The Bush Administration's war narrative is based on a campaign of fear, likening any who dare to criticise its policies to the appeasers of Hitler. It warns that Americans that it may be necessary to confront "the enemy" in the aisles of their supermarkets. The strategy seems to be one of it being necessary to bomb the village to save it.

Paul McGeough's conclusion in the Sydney Morning Hearld to his series The War of Ideas contains somegood insights on this war narrative. He quotes the response by Michael Scheuer, a 22-year CIA veteran who headed the agency's bin Laden unit to the question: Is the US safer or more vulnerable to terrorism?

More vulnerable, he [Scheuer] says. "Billions have been spent to stop the dumb-head who tries to come into the country ... [But] we're not safer because we're still operating on the assumption that we're hated because of our freedoms, when in fact we're hated because of our actions in the Islamic world. From the standpoint of democracy, Saudi Arabia looks much worse than Iran. We [the US] now use the term 'Islamofascism' - but we're supporting it in Saudi Arabia, with Hosni Mubarak in Egypt, and even Jordan is a police state."
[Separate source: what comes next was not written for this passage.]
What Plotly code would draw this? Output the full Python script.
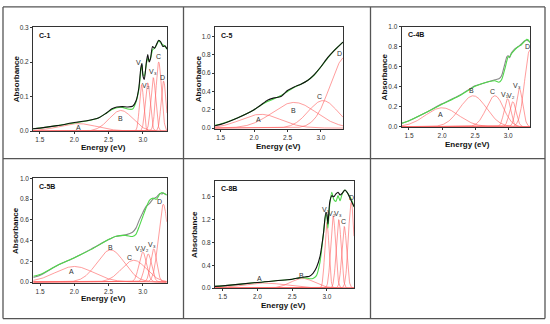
import numpy as np
import plotly.graph_objects as go

W, H = 550, 324

# ---------------- data ----------------
# C-1
E_c1 = [1.40, 1.50, 1.75, 2.00, 2.20, 2.35, 2.45, 2.55, 2.62, 2.70, 2.78, 2.85, 2.90, 2.94, 2.97, 2.985,
        3.00, 3.02, 3.05, 3.07, 3.09, 3.11, 3.14, 3.17, 3.20, 3.23, 3.26, 3.29, 3.32, 3.35]
exp_c1 = [0.007, 0.009, 0.016, 0.025, 0.031, 0.038, 0.050, 0.065, 0.070, 0.071, 0.070, 0.072, 0.088, 0.125,
          0.185, 0.195, 0.160, 0.150, 0.200, 0.222, 0.200, 0.210, 0.245, 0.240, 0.252, 0.263, 0.258, 0.245,
          0.247, 0.238]
fit_c1 = [0.007, 0.009, 0.016, 0.024, 0.030, 0.038, 0.050, 0.063, 0.068, 0.069, 0.064, 0.064, 0.085, 0.120,
          0.175, 0.190, 0.165, 0.160, 0.195, 0.210, 0.205, 0.210, 0.235, 0.240, 0.250, 0.262, 0.255, 0.250,
          0.245, 0.237]
pk_c1_center = [2.05, 2.68, 2.98, 3.07, 3.15, 3.23, 3.30]
pk_c1_height = [0.022, 0.060, 0.135, 0.140, 0.155, 0.200, 0.145]
pk_c1_sigma = [0.28, 0.17, 0.03, 0.035, 0.035, 0.04, 0.035]
lab_c1 = ["A", "B", "V₁", "V₂", "V₃", "C", "D"]
lab_c1_x = [2.06, 2.67, 2.96, 3.05, 3.14, 3.23, 3.28]
lab_c1_y = [0.010, 0.038, 0.198, 0.132, 0.172, 0.217, 0.155]

# C-5
E_c5 = [1.415, 1.5, 1.75, 2.0, 2.1, 2.2, 2.3, 2.4, 2.5, 2.6, 2.7, 2.8, 2.9, 3.0, 3.1, 3.2, 3.25, 3.33]
exp_c5 = [0.025, 0.040, 0.110, 0.200, 0.250, 0.305, 0.330, 0.345, 0.410, 0.450, 0.480, 0.520, 0.585,
          0.670, 0.770, 0.850, 0.885, 0.940]
fit_c5 = [0.030, 0.045, 0.110, 0.200, 0.250, 0.290, 0.320, 0.355, 0.400, 0.445, 0.480, 0.520, 0.580,
          0.670, 0.765, 0.850, 0.885, 0.940]
pk_c5_center = [2.10, 2.60, 3.03, 3.37]
pk_c5_height = [0.15, 0.28, 0.30, 0.78]
pk_c5_sigma = [0.30, 0.33, 0.22, 0.23]
lab_c5 = ["A", "B", "C", "D"]
lab_c5_x = [2.06, 2.59, 2.98, 3.28]
lab_c5_y = [0.09, 0.19, 0.34, 0.82]

# C-4B
E_c4b = [1.39, 1.5, 1.75, 2.0, 2.25, 2.5, 2.6, 2.7, 2.8, 2.86, 2.9, 2.95, 2.98, 3.0, 3.02, 3.05, 3.1,
         3.15, 3.2, 3.25, 3.28, 3.3, 3.33]
exp_c4b = [0.035, 0.060, 0.140, 0.230, 0.310, 0.410, 0.430, 0.450, 0.470, 0.480, 0.510, 0.630, 0.700,
           0.710, 0.690, 0.740, 0.780, 0.800, 0.830, 0.860, 0.865, 0.860, 0.850]
fit_c4b = [0.035, 0.060, 0.140, 0.225, 0.305, 0.405, 0.430, 0.450, 0.460, 0.445, 0.470, 0.580, 0.660,
           0.700, 0.700, 0.730, 0.770, 0.800, 0.820, 0.855, 0.875, 0.870, 0.840]
pk_c4b_center = [2.00, 2.47, 2.80, 2.99, 3.07, 3.17, 3.33]
pk_c4b_height = [0.19, 0.31, 0.31, 0.28, 0.25, 0.38, 0.77]
pk_c4b_sigma = [0.25, 0.20, 0.13, 0.05, 0.05, 0.05, 0.08]
lab_c4b = ["A", "B", "C", "V₁", "V₂", "V₃", "D"]
lab_c4b_x = [1.97, 2.44, 2.77, 2.95, 3.05, 3.13, 3.29]
lab_c4b_y = [0.12, 0.36, 0.35, 0.32, 0.31, 0.41, 0.80]

# C-5B
E_c5b = [1.4, 1.5, 1.75, 2.0, 2.25, 2.5, 2.6, 2.75, 2.85, 2.9, 2.95, 3.0, 3.05, 3.1, 3.15, 3.2, 3.25,
         3.28, 3.3, 3.35]
exp_c5b = [0.044, 0.065, 0.160, 0.235, 0.320, 0.410, 0.440, 0.455, 0.480, 0.520, 0.600, 0.670, 0.730,
           0.760, 0.800, 0.820, 0.855, 0.850, 0.860, 0.840]
fit_c5b = [0.055, 0.072, 0.160, 0.235, 0.315, 0.410, 0.440, 0.450, 0.440, 0.460, 0.540, 0.630, 0.720,
           0.790, 0.810, 0.800, 0.850, 0.865, 0.860, 0.840]
pk_c5b_center = [2.00, 2.53, 2.87, 3.00, 3.08, 3.16, 3.30]
pk_c5b_height = [0.15, 0.31, 0.21, 0.29, 0.27, 0.32, 0.75]
pk_c5b_sigma = [0.28, 0.20, 0.18, 0.055, 0.05, 0.045, 0.07]
lab_c5b = ["A", "B", "C", "V₁", "V₂", "V₃", "D"]
lab_c5b_x = [1.96, 2.53, 2.81, 2.94, 3.04, 3.13, 3.25]
lab_c5b_y = [0.10, 0.33, 0.24, 0.32, 0.32, 0.36, 0.78]

# C-8B
E_c8b = [1.39, 1.5, 2.0, 2.5, 2.6, 2.7, 2.75, 2.8, 2.85, 2.9, 2.95, 2.985, 3.0, 3.015, 3.04, 3.07, 3.1,
         3.13, 3.16, 3.19, 3.22, 3.26, 3.3, 3.35, 3.39]
exp_c8b = [0.03, 0.04, 0.10, 0.155, 0.18, 0.20, 0.21, 0.26, 0.36, 0.55, 0.95, 1.33, 1.30, 1.12, 1.50,
           1.62, 1.60, 1.65, 1.68, 1.63, 1.66, 1.72, 1.66, 1.53, 1.43]
fit_c8b = [0.03, 0.04, 0.10, 0.155, 0.18, 0.18, 0.165, 0.17, 0.22, 0.45, 0.95, 1.30, 1.25, 1.05, 1.45,
           1.68, 1.55, 1.52, 1.62, 1.53, 1.65, 1.72, 1.66, 1.56, 1.42]
pk_c8b_center = [2.10, 2.65, 3.00, 3.09, 3.17, 3.25, 3.35]
pk_c8b_height = [0.09, 0.17, 1.15, 1.27, 1.20, 1.08, 1.50]
pk_c8b_sigma = [0.30, 0.17, 0.03, 0.035, 0.035, 0.035, 0.04]
lab_c8b = ["A", "B", "V₁", "V₂", "V₃", "C", "D"]
lab_c8b_x = [2.03, 2.63, 2.98, 3.08, 3.16, 3.24, 3.36]
lab_c8b_y = [0.17, 0.22, 1.38, 1.30, 1.30, 1.17, 1.58]

# ---------------- layout geometry (pixels) ----------------
panels = [
    dict(name="C-1", E=E_c1, exp=exp_c1, fit=fit_c1, pc=pk_c1_center, ph=pk_c1_height, ps=pk_c1_sigma,
         lab=lab_c1, lx=lab_c1_x, ly=lab_c1_y, box=(33, 167, 24, 130), xr=[1.40, 3.35], yr=[0, 0.3],
         ydt=0.1, exp_col="#111111", exp_top=True, ytitle=(16, 77), xtitle=(103, 147)),
    dict(name="C-5", E=E_c5, exp=exp_c5, fit=fit_c5, pc=pk_c5_center, ph=pk_c5_height, ps=pk_c5_sigma,
         lab=lab_c5, lx=lab_c5_x, ly=lab_c5_y, box=(215, 343, 24, 127.7), xr=[1.415, 3.33], yr=[-0.01, 1.1],
         ydt=0.2, exp_col="#111111", exp_top=True, ytitle=(198, 77), xtitle=(278, 146)),
    dict(name="C-4B", E=E_c4b, exp=exp_c4b, fit=fit_c4b, pc=pk_c4b_center, ph=pk_c4b_height, ps=pk_c4b_sigma,
         lab=lab_c4b, lx=lab_c4b_x, ly=lab_c4b_y, box=(401.7, 530, 23.3, 126), xr=[1.39, 3.33], yr=[-0.005, 1.0],
         ydt=0.2, exp_col="#888888", exp_top=False, ytitle=(384, 75), xtitle=(467, 144)),
    dict(name="C-5B", E=E_c5b, exp=exp_c5b, fit=fit_c5b, pc=pk_c5b_center, ph=pk_c5b_height, ps=pk_c5b_sigma,
         lab=lab_c5b, lx=lab_c5b_x, ly=lab_c5b_y, box=(33.3, 166.7, 178.3, 285), xr=[1.40, 3.35], yr=[-0.008, 1.0],
         ydt=0.2, exp_col="#888888", exp_top=False, ytitle=(16, 232), xtitle=(103, 301)),
    dict(name="C-8B", E=E_c8b, exp=exp_c8b, fit=fit_c8b, pc=pk_c8b_center, ph=pk_c8b_height, ps=pk_c8b_sigma,
         lab=lab_c8b, lx=lab_c8b_x, ly=lab_c8b_y, box=(215, 354, 180.7, 290.7), xr=[1.39, 3.39], yr=[-0.005, 1.88],
         ydt=0.4, exp_col="#111111", exp_top=True, ytitle=(195, 236), xtitle=(283, 308)),
]

FONT = "Arial, Liberation Sans, DejaVu Sans, sans-serif"
RED = "rgba(255,100,100,0.8)"
GREEN = "#4fd84a"

fig = go.Figure()
annotations = []
shapes = []
layout = dict(width=W, height=H, margin=dict(l=0, r=0, t=0, b=0), paper_bgcolor="white",
              plot_bgcolor="white", showlegend=False, font=dict(family=FONT))

for i, p in enumerate(panels):
    k = "" if i == 0 else str(i + 1)
    xa, ya = "x" + k, "y" + k
    x0, x1, y0, y1 = p["box"]
    grid = np.linspace(p["xr"][0], p["xr"][1], 400)
    for c, h, s in zip(p["pc"], p["ph"], p["ps"]):
        fig.add_trace(go.Scatter(x=grid, y=h * np.exp(-(grid - c) ** 2 / (2 * s * s)), mode="lines",
                                 line=dict(color=RED, width=0.8), xaxis=xa, yaxis=ya, hoverinfo="skip"))
    exp_tr = go.Scatter(x=p["E"], y=p["exp"], mode="lines", line=dict(color=p["exp_col"], width=1.1,
                        shape="spline", smoothing=0.6), xaxis=xa, yaxis=ya)
    fit_tr = go.Scatter(x=p["E"], y=p["fit"], mode="lines", line=dict(color=GREEN, width=1.1,
                        shape="spline", smoothing=0.6), xaxis=xa, yaxis=ya)
    if p["exp_top"]:
        fig.add_trace(fit_tr)
        fig.add_trace(exp_tr)
    else:
        fig.add_trace(exp_tr)
        fig.add_trace(fit_tr)

    common = dict(showline=True, mirror=True, linecolor="#333", linewidth=1, ticks="outside", ticklen=2,
                  tickwidth=0.8, tickcolor="#333", showgrid=False, zeroline=False,
                  tickfont=dict(size=6.5, color="#333", family=FONT))
    layout["xaxis" + k] = dict(common, domain=[x0 / W, x1 / W], range=p["xr"], anchor=ya,
                               tickvals=[1.5, 2.0, 2.5, 3.0], tickformat=".1f")
    ytv = [float(v) for v in np.round(np.arange(0, p["yr"][1] + 1e-9, p["ydt"]), 2)]
    layout["yaxis" + k] = dict(common, domain=[1 - y1 / H, 1 - y0 / H], range=p["yr"], anchor=xa,
                               tickvals=ytv, tickformat=".1f")
    # panel label
    annotations.append(dict(x=(x0 + 4) / W, y=1 - (y0 + 8) / H, xref="paper", yref="paper",
                            text="<b>%s</b>" % p["name"], showarrow=False, xanchor="left", yanchor="middle",
                            font=dict(size=7, color="#111", family=FONT)))
    # axis titles
    annotations.append(dict(x=p["ytitle"][0] / W, y=1 - p["ytitle"][1] / H, xref="paper", yref="paper",
                            text="<b>Absorbance</b>", textangle=-90, showarrow=False,
                            xanchor="center", yanchor="middle",
                            font=dict(size=8, color="#111", family=FONT)))
    annotations.append(dict(x=p["xtitle"][0] / W, y=1 - p["xtitle"][1] / H, xref="paper", yref="paper",
                            text="<b>Energy (eV)</b>", showarrow=False, xanchor="center", yanchor="middle",
                            font=dict(size=8, color="#111", family=FONT)))
    # peak labels
    for t, lx, ly in zip(p["lab"], p["lx"], p["ly"]):
        annotations.append(dict(x=lx, y=ly, xref=xa, yref=ya, text=t, showarrow=False,
                                xanchor="center", yanchor="middle",
                                font=dict(size=7, color="#333", family=FONT)))

# table grid lines
gx = [3, 183.5, 370.5, 545]
gy = [3, 158, 321.5]
for x in gx:
    shapes.append(dict(type="line", xref="paper", yref="paper", x0=x / W, x1=x / W, y0=1 - gy[0] / H,
                       y1=1 - gy[-1] / H, line=dict(color="#555", width=1.3)))
for y in gy:
    shapes.append(dict(type="line", xref="paper", yref="paper", x0=gx[0] / W, x1=gx[-1] / W, y0=1 - y / H,
                       y1=1 - y / H, line=dict(color="#555", width=1.3)))

layout["annotations"] = annotations
layout["shapes"] = shapes
fig.update_layout(**layout)
fig.write_html("out.html", config={"displayModeBar": False},
               post_script="document.body.style.margin='0px';")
McGeough asks: just who is the enemy of the US becomes more complicated by the day, especially as Americans try to wrap their heads around the emergence of Tehran as a regional power in the Muslim Middle East, at a time when the US-led invasions of Afghanistan and Iraq have reignited the Sunni-Shiite schism that is at the heart of Islam?

Bush and Rumsfeld now hector a non-specific entity they call the "Islamofascists". But who are they - the Shiite-controlled Government of Iraq, which, nominally at least, is a US ally but also increasingly an ally of Iran and is dependent for political support on murderous militias? Or are they the mad mullahs of Tehran, who also are Shiite? Or are they the West-friendly Sunni House of Saud, which controls Saudi Arabia's huge oil wealth and has for decades funded the propagation of the virulent Wahabi strain of Islam that underpinned the Taliban in Afghanistan and al-Qaeda? And what of Washington's other ally, Pakistan? Does the distribution of nuclear know-how and parts to rogue states or the provision of shelter to al-Qaeda fugitives make it Islamofascist?